▸ **PROBLEM STATEMENT**
Images are not part of the copy; write out the rest of the data exactly as given.

▸ **DATA PROVIDED**
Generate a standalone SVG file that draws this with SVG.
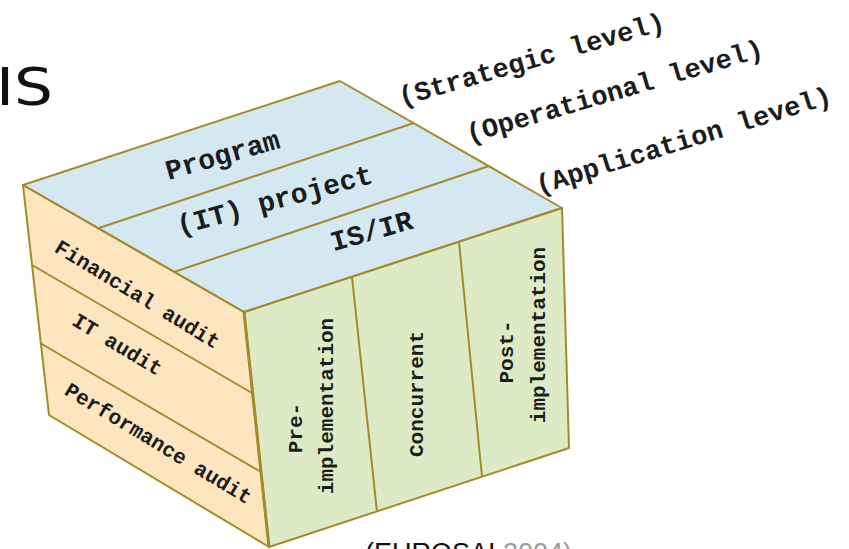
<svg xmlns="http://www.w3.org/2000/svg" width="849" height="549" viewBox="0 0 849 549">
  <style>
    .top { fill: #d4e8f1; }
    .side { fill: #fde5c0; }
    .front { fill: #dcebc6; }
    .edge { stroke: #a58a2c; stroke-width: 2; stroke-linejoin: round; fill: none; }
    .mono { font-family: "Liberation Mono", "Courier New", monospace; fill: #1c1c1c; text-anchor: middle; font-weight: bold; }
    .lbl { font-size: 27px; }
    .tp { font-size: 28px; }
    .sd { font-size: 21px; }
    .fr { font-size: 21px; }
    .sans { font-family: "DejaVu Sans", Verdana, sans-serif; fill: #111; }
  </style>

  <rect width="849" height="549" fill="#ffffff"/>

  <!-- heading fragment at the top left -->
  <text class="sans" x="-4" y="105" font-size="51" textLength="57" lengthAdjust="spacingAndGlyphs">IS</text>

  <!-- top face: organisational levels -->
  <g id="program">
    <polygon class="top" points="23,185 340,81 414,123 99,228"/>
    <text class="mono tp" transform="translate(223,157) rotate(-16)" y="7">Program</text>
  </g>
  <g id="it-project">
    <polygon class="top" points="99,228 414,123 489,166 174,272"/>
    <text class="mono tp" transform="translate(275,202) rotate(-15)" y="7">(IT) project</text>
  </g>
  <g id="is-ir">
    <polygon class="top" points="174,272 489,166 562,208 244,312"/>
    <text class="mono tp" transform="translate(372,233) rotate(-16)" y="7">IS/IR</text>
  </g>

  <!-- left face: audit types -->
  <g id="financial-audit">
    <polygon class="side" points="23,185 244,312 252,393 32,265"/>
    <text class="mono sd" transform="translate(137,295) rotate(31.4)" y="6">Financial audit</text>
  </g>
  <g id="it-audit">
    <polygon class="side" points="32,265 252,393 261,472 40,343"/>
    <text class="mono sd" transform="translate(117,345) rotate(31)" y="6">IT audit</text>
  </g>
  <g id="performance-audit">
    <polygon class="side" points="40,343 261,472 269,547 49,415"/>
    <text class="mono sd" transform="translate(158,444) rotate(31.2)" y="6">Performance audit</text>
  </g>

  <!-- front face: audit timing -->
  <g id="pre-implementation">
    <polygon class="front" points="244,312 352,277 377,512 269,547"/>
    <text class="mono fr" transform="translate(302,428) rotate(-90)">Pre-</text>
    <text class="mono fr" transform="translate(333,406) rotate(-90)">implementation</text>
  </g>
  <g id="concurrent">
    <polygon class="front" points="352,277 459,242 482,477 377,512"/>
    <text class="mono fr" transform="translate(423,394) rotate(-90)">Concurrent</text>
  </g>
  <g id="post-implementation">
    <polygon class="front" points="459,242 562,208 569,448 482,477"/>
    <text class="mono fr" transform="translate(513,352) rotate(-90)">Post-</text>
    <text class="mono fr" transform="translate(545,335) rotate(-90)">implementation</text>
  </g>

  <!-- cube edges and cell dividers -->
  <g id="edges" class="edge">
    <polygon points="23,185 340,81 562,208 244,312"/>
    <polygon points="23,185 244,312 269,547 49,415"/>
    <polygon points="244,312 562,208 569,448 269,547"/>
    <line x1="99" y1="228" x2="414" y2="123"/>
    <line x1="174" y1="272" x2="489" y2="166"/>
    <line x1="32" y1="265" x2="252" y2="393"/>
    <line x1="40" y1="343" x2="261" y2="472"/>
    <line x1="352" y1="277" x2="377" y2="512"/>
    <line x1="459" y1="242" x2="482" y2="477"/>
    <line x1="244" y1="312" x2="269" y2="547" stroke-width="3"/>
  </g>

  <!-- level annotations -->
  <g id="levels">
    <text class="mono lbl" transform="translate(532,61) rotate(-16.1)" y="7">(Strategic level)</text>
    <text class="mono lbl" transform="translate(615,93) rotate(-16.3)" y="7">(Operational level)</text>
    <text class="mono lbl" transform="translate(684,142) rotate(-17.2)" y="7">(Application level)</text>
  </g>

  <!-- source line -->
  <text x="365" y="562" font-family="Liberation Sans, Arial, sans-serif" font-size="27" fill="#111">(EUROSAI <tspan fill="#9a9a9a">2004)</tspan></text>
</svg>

▸ **FINISHED ANSWER**
Generate a standalone SVG file that draws this with SVG.
<svg xmlns="http://www.w3.org/2000/svg" width="849" height="549" viewBox="0 0 849 549">
  <style>
    .top { fill: #d4e8f1; }
    .side { fill: #fde5c0; }
    .front { fill: #dcebc6; }
    .edge { stroke: #a58a2c; stroke-width: 2; stroke-linejoin: round; fill: none; }
    .mono { font-family: "Liberation Mono", "Courier New", monospace; fill: #1c1c1c; text-anchor: middle; font-weight: bold; }
    .lbl { font-size: 27px; }
    .tp { font-size: 28px; }
    .sd { font-size: 21px; }
    .fr { font-size: 21px; }
    .sans { font-family: "DejaVu Sans", Verdana, sans-serif; fill: #111; }
  </style>

  <rect width="849" height="549" fill="#ffffff"/>

  <!-- heading fragment at the top left -->
  <text class="sans" x="-4" y="105" font-size="51" textLength="57" lengthAdjust="spacingAndGlyphs">IS</text>

  <!-- top face: organisational levels -->
  <g id="program">
    <polygon class="top" points="23,185 340,81 414,123 99,228"/>
    <text class="mono tp" transform="translate(223,157) rotate(-16)" y="7">Program</text>
  </g>
  <g id="it-project">
    <polygon class="top" points="99,228 414,123 489,166 174,272"/>
    <text class="mono tp" transform="translate(275,202) rotate(-15)" y="7">(IT) project</text>
  </g>
  <g id="is-ir">
    <polygon class="top" points="174,272 489,166 562,208 244,312"/>
    <text class="mono tp" transform="translate(372,233) rotate(-16)" y="7">IS/IR</text>
  </g>

  <!-- left face: audit types -->
  <g id="financial-audit">
    <polygon class="side" points="23,185 244,312 252,393 32,265"/>
    <text class="mono sd" transform="translate(137,295) rotate(31.4)" y="6">Financial audit</text>
  </g>
  <g id="it-audit">
    <polygon class="side" points="32,265 252,393 261,472 40,343"/>
    <text class="mono sd" transform="translate(117,345) rotate(31)" y="6">IT audit</text>
  </g>
  <g id="performance-audit">
    <polygon class="side" points="40,343 261,472 269,547 49,415"/>
    <text class="mono sd" transform="translate(158,444) rotate(31.2)" y="6">Performance audit</text>
  </g>

  <!-- front face: audit timing -->
  <g id="pre-implementation">
    <polygon class="front" points="244,312 352,277 377,512 269,547"/>
    <text class="mono fr" transform="translate(302,428) rotate(-90)">Pre-</text>
    <text class="mono fr" transform="translate(333,406) rotate(-90)">implementation</text>
  </g>
  <g id="concurrent">
    <polygon class="front" points="352,277 459,242 482,477 377,512"/>
    <text class="mono fr" transform="translate(423,394) rotate(-90)">Concurrent</text>
  </g>
  <g id="post-implementation">
    <polygon class="front" points="459,242 562,208 569,448 482,477"/>
    <text class="mono fr" transform="translate(513,352) rotate(-90)">Post-</text>
    <text class="mono fr" transform="translate(545,335) rotate(-90)">implementation</text>
  </g>

  <!-- cube edges and cell dividers -->
  <g id="edges" class="edge">
    <polygon points="23,185 340,81 562,208 244,312"/>
    <polygon points="23,185 244,312 269,547 49,415"/>
    <polygon points="244,312 562,208 569,448 269,547"/>
    <line x1="99" y1="228" x2="414" y2="123"/>
    <line x1="174" y1="272" x2="489" y2="166"/>
    <line x1="32" y1="265" x2="252" y2="393"/>
    <line x1="40" y1="343" x2="261" y2="472"/>
    <line x1="352" y1="277" x2="377" y2="512"/>
    <line x1="459" y1="242" x2="482" y2="477"/>
    <line x1="244" y1="312" x2="269" y2="547" stroke-width="3"/>
  </g>

  <!-- level annotations -->
  <g id="levels">
    <text class="mono lbl" transform="translate(532,61) rotate(-16.1)" y="7">(Strategic level)</text>
    <text class="mono lbl" transform="translate(615,93) rotate(-16.3)" y="7">(Operational level)</text>
    <text class="mono lbl" transform="translate(684,142) rotate(-17.2)" y="7">(Application level)</text>
  </g>

  <!-- source line -->
  <text x="365" y="562" font-family="Liberation Sans, Arial, sans-serif" font-size="27" fill="#111">(EUROSAI <tspan fill="#9a9a9a">2004)</tspan></text>
</svg>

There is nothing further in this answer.